Но если вернуться к подготовке тибетской экспедиции, то в одном из разговоров с Генрихом Гиммлером Эрнст Шефер сформулировал обширный план, который состоял из 12 пунктов. Его утверждение лично рейхсфюрером СС фактически гарантировало Шеферу полную свободу действий. Наученный горьким опытом общения с американцами, он хотел, чтобы за ним оставались все права на публикацию, обработку собранного материала и т. д. К великому удивлению Шефера, Гиммлер не раздумывая согласился со всеми этими требованиями. Вероятно, мистик Гиммлер чувствовал, что не мог заразить своими эзотерическими представлениями о Тибете эмпирика Шефера. Впрочем, рейхсфюреру СС ничто не мешало поставить прямую зависимость между своей помощью и тем, что Шефер должен был разделять его мистические воззрения на Тибет. Однако этого не было сделано. Это еще раз проливает свет на природу отношений Гиммлера и Шефера. Для главы СС молодой исследователь был именно тем человеком, который мог достать точные сведения о Тибете. Трактовать их с мистико-антропологической точки предстояло другим людям. Возможно, именно по этойпричине Гиммлер предоставил Шеферу полную свободу в трактовке и в обработке полученного материала. Результаты Шефера не могли составить конкуренцию эзотерическим наработкам, которые были бы сделаны лично для Гиммлера. Кроме этого, нельзя было списывать со сче1гов личную симпатию Гиммлера к молодому ученому: Во время беседы с Германом Герингом, уполномоченным по выполнению четырехлетнего плана, Гиммлер обронил: «Я любуюсь этим человеком, который станет прототипом нового типа молодых, энергичных немецких ученых».
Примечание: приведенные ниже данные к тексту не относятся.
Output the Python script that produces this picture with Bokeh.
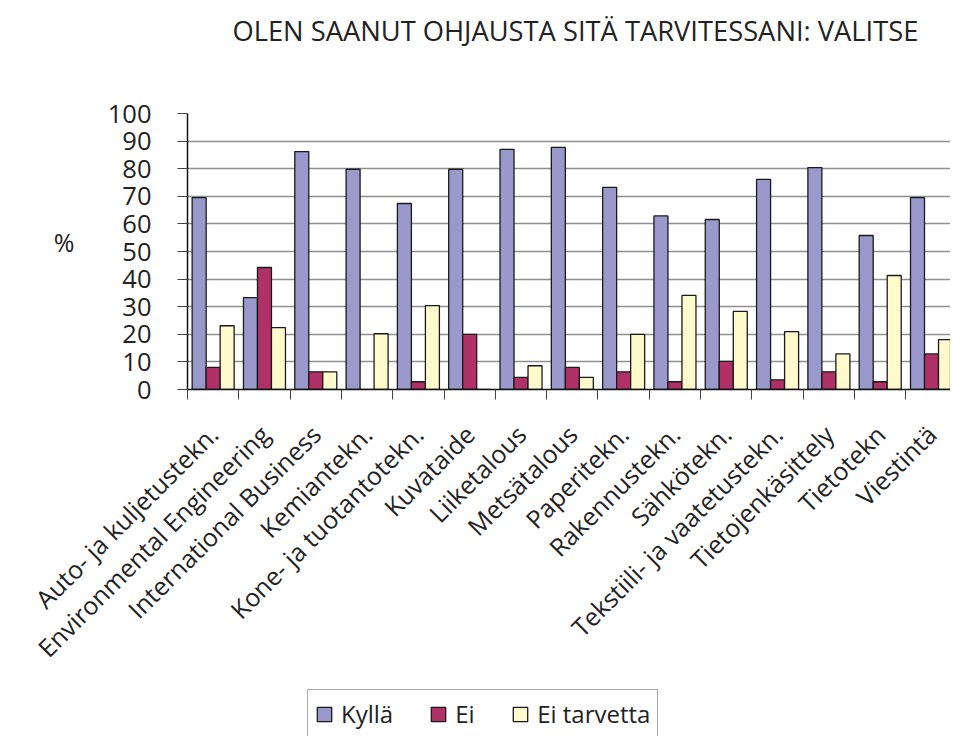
import math
from bokeh.plotting import figure
from bokeh.layouts import column
from bokeh.models import (Range1d, FixedTicker, Legend, LegendItem, LinearAxis, ColumnDataSource)
from bokeh.embed import file_html
from bokeh.resources import INLINE

categories = ["Auto- ja kuljetustekn.", "Environmental Engineering", "International Business",
              "Kemiantekn.", "Kone- ja tuotantotekn.", "Kuvataide", "Liiketalous", "Metsätalous",
              "Paperitekn.", "Rakennustekn.", "Sähkötekn.", "Tekstiili- ja vaatetustekn.",
              "Tietojenkäsittely", "Tietotekn", "Viestintä"]
kylla = [69.5, 33.3, 86.2, 79.8, 67.4, 79.8, 87.0, 87.7, 73.2, 62.9, 61.6, 76.1, 80.4, 55.8, 69.5]
ei = [8.0, 44.2, 6.4, 0.0, 2.8, 20.0, 4.4, 8.0, 6.4, 2.8, 10.2, 3.5, 6.4, 2.8, 12.9]
ei_tarvetta = [23.1, 22.4, 6.4, 20.2, 30.4, 0.0, 8.6, 4.4, 20.0, 34.1, 28.3, 21.0, 12.9, 41.3, 18.1]
series_names = ["Kyllä", "Ei", "Ei tarvetta"]
series_colors = ["#9999CC", "#B03068", "#FFF9CC"]
y_ticks = list(range(0, 101, 10))
title_text = "OLEN SAANUT OHJAUSTA SITÄ TARVITESSANI: VALITSE"
y_unit = "%"

FONT = "Open Sans"
TXT = "#222222"
OUTLINE = "#1a1a1a"
n = len(categories)
centers = [i + 0.5 for i in range(n)]
bw = 0.273

W = 950
H_MAIN = 680
H_LEG = 56

p = figure(width=W, height=H_MAIN, output_backend="svg", toolbar_location=None,
           x_range=Range1d(0, 14.87), y_range=Range1d(0, 100),
           min_border_left=187, min_border_right=0, min_border_top=113,
           min_border_bottom=H_MAIN - 113 - 276)
p.outline_line_color = None
p.background_fill_color = "white"
p.border_fill_color = "white"
xa = p.below[0]
ya = p.left[0]

sources = []
for k, (vals, col) in enumerate(zip([kylla, ei, ei_tarvetta], series_colors)):
    src = ColumnDataSource(dict(x=[c + (k - 1) * bw for c in centers], top=vals))
    sources.append(src)
    p.vbar(x="x", top="top", width=bw, bottom=0, source=src,
           fill_color=col, line_color=OUTLINE, line_width=1.3)

# y axis
ya.ticker = FixedTicker(ticks=y_ticks)
ya.major_tick_out = 10
ya.major_tick_in = 0
ya.minor_tick_line_color = None
ya.major_tick_line_color = "#444444"
ya.axis_line_color = "#111111"
ya.axis_line_width = 1.5
ya.major_label_standoff = 26
ya.major_label_text_font = FONT
ya.major_label_text_font_size = "25.5px"
ya.major_label_text_color = TXT

# x axis: labels at category centres, tick marks between categories
xa.ticker = FixedTicker(ticks=centers, minor_ticks=list(range(n + 1)))
xa.major_label_overrides = {c: name for c, name in zip(centers, categories)}
xa.major_tick_line_color = None
xa.minor_tick_out = 10
xa.minor_tick_in = 0
xa.minor_tick_line_color = "#444444"
xa.axis_line_color = "#111111"
xa.axis_line_width = 1.5
xa.major_label_orientation = math.pi / 4
xa.major_label_standoff = 30
xa.major_label_text_font = FONT
xa.major_label_text_font_size = "25px"
xa.major_label_text_color = TXT

# "%" unit label as an extra left axis
unit_axis = LinearAxis(ticker=FixedTicker(ticks=[53.5]), major_label_overrides={53.5: y_unit},
                       axis_line_color=None, major_tick_line_color=None, minor_tick_line_color=None,
                       major_label_standoff=24, major_label_text_font=FONT,
                       major_label_text_font_size="25px", major_label_text_color=TXT)
p.add_layout(unit_axis, "left")

# title as an axis above the frame
title_axis = LinearAxis(ticker=FixedTicker(ticks=[7.56]), major_label_overrides={7.56: title_text},
                        axis_line_color=None, major_tick_line_color=None, minor_tick_line_color=None,
                        major_label_standoff=59, major_label_text_font=FONT,
                        major_label_text_font_size="27.3px", major_label_text_color=TXT)
p.add_layout(title_axis, "above")

p.xgrid.grid_line_color = None
p.ygrid.grid_line_color = "#8f8f8f"
p.ygrid.grid_line_width = 1.3

# legend in its own strip below the chart (its renderers are hidden, only the swatches show)
lg = figure(width=W, height=H_LEG, output_backend="svg", toolbar_location=None,
            x_range=Range1d(0, 14.87), y_range=Range1d(0, 100),
            x_axis_location=None, y_axis_location=None, min_border=0)
lg.outline_line_color = None
lg.xgrid.grid_line_color = None
lg.ygrid.grid_line_color = None
lg.background_fill_color = "white"
lg.border_fill_color = "white"
leg_renderers = []
for src, col in zip(sources, series_colors):
    leg_renderers.append(lg.vbar(x="x", top="top", width=bw, bottom=0, source=src,
                                 fill_color=col, line_color=OUTLINE, line_width=1.3,
                                 visible=False))
legend = Legend(items=[LegendItem(label=nm, renderers=[r]) for nm, r in zip(series_names, leg_renderers)],
                orientation="horizontal", location=(120, -2))
legend.label_text_font = FONT
legend.label_text_font_size = "24px"
legend.label_text_color = TXT
legend.glyph_width = 18
legend.glyph_height = 18
legend.label_standoff = 8
legend.spacing = 36
legend.padding = 7
legend.margin = 0
legend.border_line_color = "#555555"
legend.border_line_width = 1
legend.background_fill_color = "white"
lg.add_layout(legend)

open("out.html", "w").write(file_html(column(p, lg), INLINE))
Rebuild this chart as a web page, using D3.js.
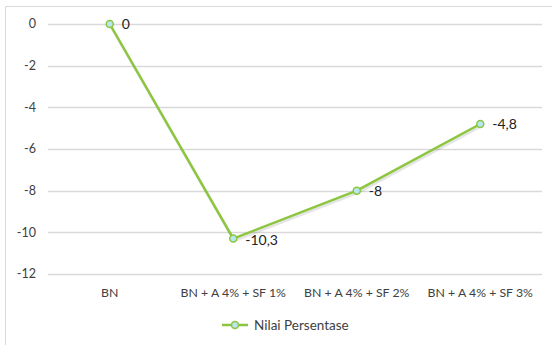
<!DOCTYPE html>
<html><head><meta charset="utf-8">
<script src="https://cdn.jsdelivr.net/npm/d3@7/dist/d3.min.js"></script>
<style>body{margin:0;background:#fff}svg{display:block}text{font-family:Lato,"Open Sans",sans-serif;fill:#404040}</style>
</head><body><svg id="c" width="552" height="345"></svg>
<script>
const categories = ["BN", "BN + A 4% + SF 1%", "BN + A 4% + SF 2%", "BN + A 4% + SF 3%"];
const values = [0, -10.3, -8, -4.8];
const labels = ["0", "-10,3", "-8", "-4,8"];
const yTicks = [0, -2, -4, -6, -8, -10, -12];
const seriesName = "Nilai Persentase";

const svg = d3.select("#c");
const W = 552, H = 345;
const color = "#8cc63e";
svg.append("path").attr("d", `M5.5,${H}V6.5H${W}`).attr("fill","none").attr("stroke","#d9d9d9");

const x = d3.scaleBand().domain(categories).range([48, 542]);
const y = d3.scaleLinear().domain([-12, 0]).range([274, 24]);

const g = svg.append("g");
g.selectAll(".grid").data(yTicks).join("line")
  .attr("x1", 48).attr("x2", 542)
  .attr("y1", d => Math.round(y(d)) + 0.5).attr("y2", d => Math.round(y(d)) + 0.5)
  .attr("stroke", "#d9d9d9").attr("stroke-width", 1.5);

g.selectAll(".yl").data(yTicks).join("text")
  .attr("x", 36).attr("y", d => y(d)).attr("dy", "0.35em")
  .attr("text-anchor", "end").attr("font-size", 12.5).text(d => d);

g.selectAll(".xl").data(categories).join("text")
  .attr("x", d => x(d) + x.bandwidth()/2).attr("y", 297)
  .attr("text-anchor", "middle").attr("font-size", 12.3).text(d => d);

const pts = categories.map((c, i) => [x(c) + x.bandwidth()/2, y(values[i])]);
const line = d3.line();
g.append("path").attr("d", line(pts.map(p => [p[0]+1, p[1]+2]))).attr("fill","none")
  .attr("stroke","#000").attr("stroke-opacity",0.1).attr("stroke-width",3);
g.append("path").attr("d", line(pts)).attr("fill","none")
  .attr("stroke", color).attr("stroke-width", 2.5).attr("stroke-linejoin","round");
g.selectAll(".pt").data(pts).join("circle")
  .attr("cx", d => d[0]).attr("cy", d => d[1]).attr("r", 3.5)
  .attr("fill", "#b9e6f2").attr("stroke", color).attr("stroke-width", 1.5);
g.selectAll(".dl").data(pts).join("text")
  .attr("x", d => d[0] + 12).attr("y", (d, i) => d[1] + (i === 1 ? 2 : 0)).attr("dy", "0.35em")
  .attr("font-size", 14).style("fill","#222").text((d, i) => labels[i]);

const lg = svg.append("g");
lg.append("line").attr("x1", 222).attr("x2", 248).attr("y1", 325).attr("y2", 325)
  .attr("stroke", color).attr("stroke-width", 2.5);
lg.append("circle").attr("cx", 235).attr("cy", 325).attr("r", 3.5)
  .attr("fill", "#b9e6f2").attr("stroke", color).attr("stroke-width", 1.5);
lg.append("text").attr("x", 254).attr("y", 325).attr("dy", "0.35em").attr("font-size", 13.5).text(seriesName);
</script></body></html>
О немалых симпатиях говорил и другой факт. Накануне начала экспедиции Гиммлер пожелал, чтобы к нему пригласили всех ее участников. Во время личной встречи он объявил им, что они все возведены в ранг старших офицеров СС. Для Шефера это было не просто жестом, а официальным признанием его заслуг.
Справедливости ради отметим, что Шефер мог подготовить свою экспедицию самостоятельно и без вмешательства СС. К слову сказать, он отверг помощь «Наследия предков», в которое вступит позже, уже с началом Второй мировой войны. Но, несмотря на то что экспедиция носила имя Шефера, не стоило полагать, что речь шла о самостоятельном проекте зоолога Эрнста Шефера. Во всех аспектах экспедиции, начиная с ее рабочего плана, можно было найги следы активного вмешательства Генриха Гиммлера. Со временем к ее планированию подключалось все больше и больше эсэсовцев, равно как и «мистических» протеже рейхсфюрера СС.
Но в те дни Шефер жил не только подготовкой к новому путешествию. В 1937 году он женился. Но его счастье продолжалось недолго. Четыре месяца спустя его супруга трагически погибла во время несчастного случая, произошедшего на охоте. По понятным причинам Шефер мог отложить начало экспедиции, однако предпочел, чтобы она не задерживалась ни на день. Многие отмечали, что после трагической гибели жены Шефер очень сильно изменился.